= J. B. Burden =

Australian pharmacist (c1855–1922)

John Britten Burden (c. 1855 – 15 August 1922) was a pharmacist in Adelaide, South Australia.

==History==
Burden was a son of pharmacist Thomas Burden (25 Aug 1817 – 28 Jul 1875) and Sarah Elizabeth Burden, née Good (2 Nov 1824 – 13 Jan 1878) of London, and educated at the City of London School, gaining qualifications as a pharmacist and membership of the Pharmaceutical Society of Great Britain. He worked at this profession at St Leonards in London, and in Italy, before leaving for the colony of South Australia around 1882 or early 1883, to manage the 153 Rundle Street pharmacy of W. H. Harrison, while he was in England gaining qualifications in dentistry.
It may be no coincidence that Burden was a nephew of successful Adelaide businessmen C. H. Goode and Thomas Good, who each married a sister of the other.

Burden established his own pharmacy at 48 King William Street by 1886, and a second shop in Henley Beach around 1911.

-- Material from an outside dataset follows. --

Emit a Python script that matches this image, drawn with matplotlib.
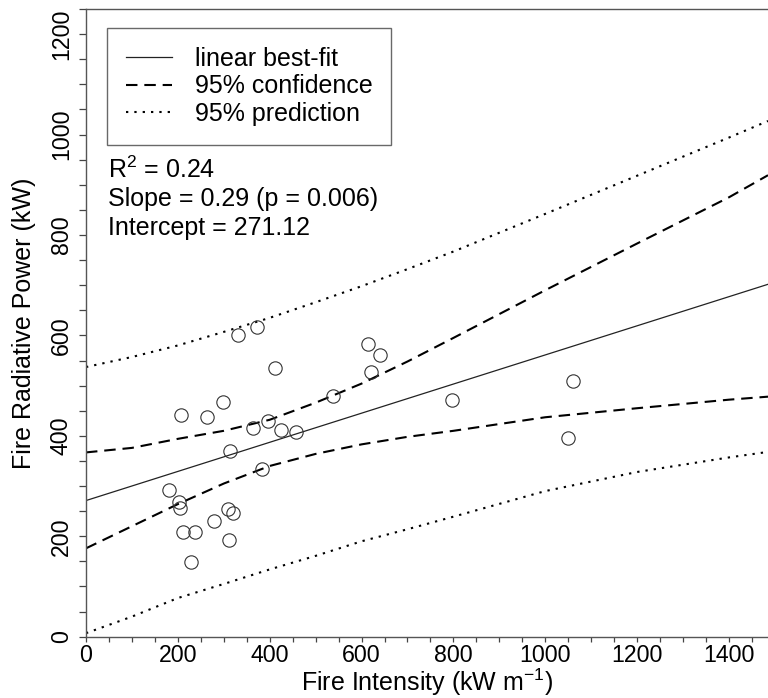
import matplotlib
matplotlib.use('Agg')
import matplotlib.pyplot as plt
from matplotlib.ticker import MultipleLocator

plt.rcParams['font.family'] = ['Liberation Sans', 'DejaVu Sans']
plt.rcParams['mathtext.fontset'] = 'custom'
plt.rcParams['mathtext.rm'] = 'Liberation Sans'
plt.rcParams['mathtext.default'] = 'regular'

intensity = [181, 202, 205, 207, 212, 237, 228, 263, 278, 298, 310, 321, 312, 314, 332,
             373, 363, 384, 397, 411, 424, 458, 538, 613, 620, 641, 797, 1060, 1049]
frp = [292, 269, 256, 442, 209, 209, 148, 437, 230, 468, 254, 247, 192, 370, 600,
       617, 415, 334, 430, 535, 411, 407, 480, 583, 527, 560, 472, 510, 395]

# regression summary
slope = 0.29
intercept = 271.12
r2 = 0.24
p_value = 0.006

# confidence / prediction bands
band_x = [0, 100, 200, 300, 400, 500, 600, 700, 800, 1000, 1200, 1400, 1485]
conf_upper = [367, 376, 394, 410, 432, 466, 504, 548, 595, 690, 783, 875, 919]
conf_lower = [176, 220, 264, 305, 340, 364, 383, 398, 410, 437, 455, 472, 478]
pred_upper = [537, 557, 580, 607, 635, 666, 698, 732, 767, 842, 918, 994, 1027]
pred_lower = [7, 40, 77, 105, 134, 161, 190, 214, 239, 290, 328, 357, 368]

fig = plt.figure(figsize=(7.68, 6.98), dpi=100)
ax = fig.add_axes([86 / 768, 1 - 636.7 / 698, (768 - 86) / 768, (636.7 - 9) / 698])

fit_line = ax.axline((0, intercept), slope=slope, color='#222222', lw=0.9,
                     label='linear best-fit')
conf_line, = ax.plot(band_x, conf_upper, color='black', lw=1.5, dashes=(5.5, 3.3),
                     label='95% confidence')
ax.plot(band_x, conf_lower, color='black', lw=1.5, dashes=(5.5, 3.3))
pred_line, = ax.plot(band_x, pred_upper, color='black', lw=1.5, dashes=(1.1, 2.9),
                     label='95% prediction')
ax.plot(band_x, pred_lower, color='black', lw=1.5, dashes=(1.1, 2.9))

ax.plot(intensity, frp, 'o', ms=9.6, mfc='none', mec='#333333', mew=0.8)

ax.set_xlim(0, 1485)
ax.set_ylim(0, 1250)
ax.xaxis.set_major_locator(MultipleLocator(200))
ax.xaxis.set_minor_locator(MultipleLocator(50))
ax.yaxis.set_major_locator(MultipleLocator(200))
ax.yaxis.set_minor_locator(MultipleLocator(50))

ax.spines['right'].set_visible(False)
for s in ['left', 'bottom', 'top']:
    ax.spines[s].set_color('#555555')
    ax.spines[s].set_linewidth(1.0)

ax.tick_params(axis='x', which='both', direction='out', length=3.6, width=0.9,
               color='#444444', labelsize=16.7, pad=2)
ax.tick_params(axis='y', which='both', direction='out', length=5, width=0.9,
               color='#444444', labelsize=16.7, pad=4.5)
ax.tick_params(axis='x', which='minor', labelbottom=False)
ax.tick_params(axis='y', which='minor', labelleft=False)
for lab in ax.get_yticklabels():
    lab.set_rotation(90)
    lab.set_va('center')

ax.set_xlabel('Fire Intensity (kW m$^{-1}$)', fontsize=18)
ax.xaxis.label.set_va('center')
ax.xaxis.set_label_coords(0.5, -0.0722)
ax.set_ylabel('Fire Radiative Power (kW)', fontsize=18)
ax.yaxis.label.set_va('center')
ax.yaxis.set_label_coords(-0.0909, 0.5)

leg = ax.legend(handles=[fit_line, conf_line, pred_line], loc='upper left',
                bbox_to_anchor=(0.0308, 0.970), borderaxespad=0, fontsize=18,
                frameon=True, fancybox=False, edgecolor='#444444',
                handlelength=1.85, handletextpad=0.9, borderpad=0.75,
                labelspacing=0.15)
leg.get_frame().set_linewidth(1.0)

ax.text(0.0323, 0.7435, 'R$^2$ = %.2f' % r2, transform=ax.transAxes,
        fontsize=18, va='center', ha='left')
ax.text(0.0323, 0.697, 'Slope = %.2f (p = %.3f)' % (slope, p_value),
        transform=ax.transAxes, fontsize=18, va='center', ha='left')
ax.text(0.0323, 0.651, 'Intercept = %.2f' % intercept, transform=ax.transAxes,
        fontsize=18, va='center', ha='left')

fig.savefig('out.png', dpi=100)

In 1948 the business was sold to Douglas Finlayson, who already had pharmacies in Grote and Pulteney streets, but retained the old business name. and before 1952 joined by another at 73a Hindley Street.
It was later a member of Federal Pharmaceutical Service Guild of Australia.
A similarly branded shop was opened on Torrens Road, Kilkenny, opposite Arndale.

==Other interests==
Burden was an active member of the Adelaide Chess Club, and a one-time club champion.

==Family==
He married Martha Williams in 1891. They had two sons
- Clive Britten Burden (1892 – 10 May 1917) was educated at the public schools and Prince Alfred College, and was a medical student at the University of Adelaide University at the outbreak of the Great War. In August 1916, having qualified as a medical practitioner, he enlisted with the First AIF and was appointed to the A.A.M.C. with the rank of Captain. and stationed with Australian troops camped on Salisbury Plain, then transferred to the No. 2 Australian Base Hospital in France. He was later transferred, at his own request, to the 6th Divisional Field Ambulance of the A.I.F., commanded by Major Kenneth Fry, serving in the trenches for a month, when he contracted measles and was invalided to England. While convalescing, he was struck by a train at Victoria Station, London, and died from his injuries, remarking to a bystander the irony of his circumstances.
- (John) Harold Burden (1892 – 23 December 1919), married Dorothy and died at Berri, aged 27.

===Siblings===
Burden had three siblings in South Australia:
- Florence Annie Burden (c. 1867 – 13 June 1954) married Daniel John Smith on 2 April 1895.
- Dr Frank Burden (July 1868 – 1961?) arrived in Adelaide c. August 1899. He married Joanne Turner Webster; they were missionaries to China, 1890–1899 later lived at 391 The Esplanade, Henley Beach.
- Gordon William Burden (11 December 1899 – 1987) married Marjorie Rosevere Hicks (1899–1999) on 7 June 1924, later of Berri.